1) Load the base model

from keras.applications.vgg16 import VGG16

def load_model():
    model = VGG16(weights='imagenet', include_top=False, input_shape=(256, 256, 3))
    return model

model = load_model()
model.summary()

2) Freeze the convolutional layers

def set_nontrainable_layers(model):
    model.trainable = False
    return model

3) Add a new classifier head

from keras import layers, models

def add_last_layers(model):
    trained_model = model
    flattening_layer = layers.Flatten()
    first_dense = layers.Dense(100, activation='relu')
    output_layer = layers.Dense(3, activation='softmax')
    result = models.Sequential([
        trained_model,
        flattening_layer,
        first_dense,
        output_layer
    ])
    return result

4) Build and compile the full model

from keras import optimizers

def build_model():
    model = load_model()
    model = set_nontrainable_layers(model)
    model = add_last_layers(model)
    model.compile(optimizer=optimizers.Adam(learning_rate=1e-4),
                  loss='categorical_crossentropy',
                  metrics=['accuracy'])
    return model

5) Preprocess with VGG16’s expected input

VGG16 expects images preprocessed in a specific way. Do not normalize with 1/255 like in your custom CNN. Instead:

from keras.applications.vgg16 import preprocess_input
X_train_preproc = preprocess_input(X_train)
X_val_preproc = preprocess_input(X_val)
X_test_preproc = preprocess_input(X_test)

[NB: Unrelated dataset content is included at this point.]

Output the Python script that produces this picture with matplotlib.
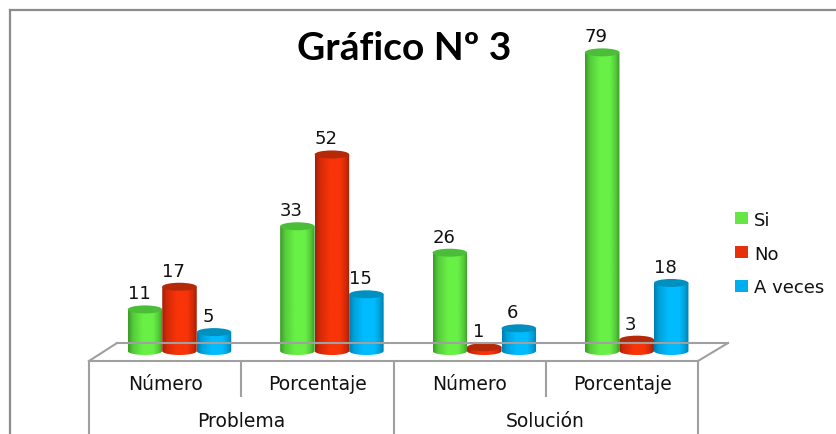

6) Train with early stopping

from keras.callbacks import EarlyStopping

early_stopping = EarlyStopping(monitor='accuracy', patience=5)
model = build_model()
history = model.fit(
    X_train_preproc,
    y_train,
    epochs=10,
    validation_data=(X_val_preproc, y_val),
    verbose=1,
    callbacks=[early_stopping]
)

7) Evaluate

model.evaluate(X_test_preproc, y_test)

With a bit of luck and stable splits, you should see accuracy near 90%. That was the coolest part for me: the base model already contains a huge amount of visual knowledge, and you are just adapting it.

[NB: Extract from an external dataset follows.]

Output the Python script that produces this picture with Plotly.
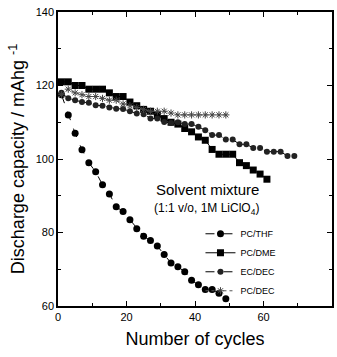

Why this works (intuition)

The pretrained model acts like a universal feature extractor. The flowers dataset is too small to learn robust filters from scratch, but it is enough to learn a small mapping from “generic features” to “our labels.” Freezing the base layers keeps those features intact, and training only the head avoids overfitting. This is why transfer learning is such a standard recipe in applied ML.

What I would try next

If I had more time this week, here is how I would push it further:

  1. Unfreeze and fine-tune: after convergence, unfreeze the last few convolutional blocks and train with a very low learning rate.
  2. Data augmentation: random flips, rotations, and color jitter can reduce overfitting.
  3. Modern backbone: replace VGG16 with ResNet, EfficientNet, or MobileNet for better tradeoffs.
  4. Hyperparameter search: tune learning rate and batch size.

Wrap-up

The new thing I learned is that transfer learning is not a small hack. It is a strategy shift: reuse a trained visual system, then teach it your specific labels. For small datasets, it is the difference between “not great” and “surprisingly strong.” If you want a fast, practical win in deep learning, this is the shortest path I have found.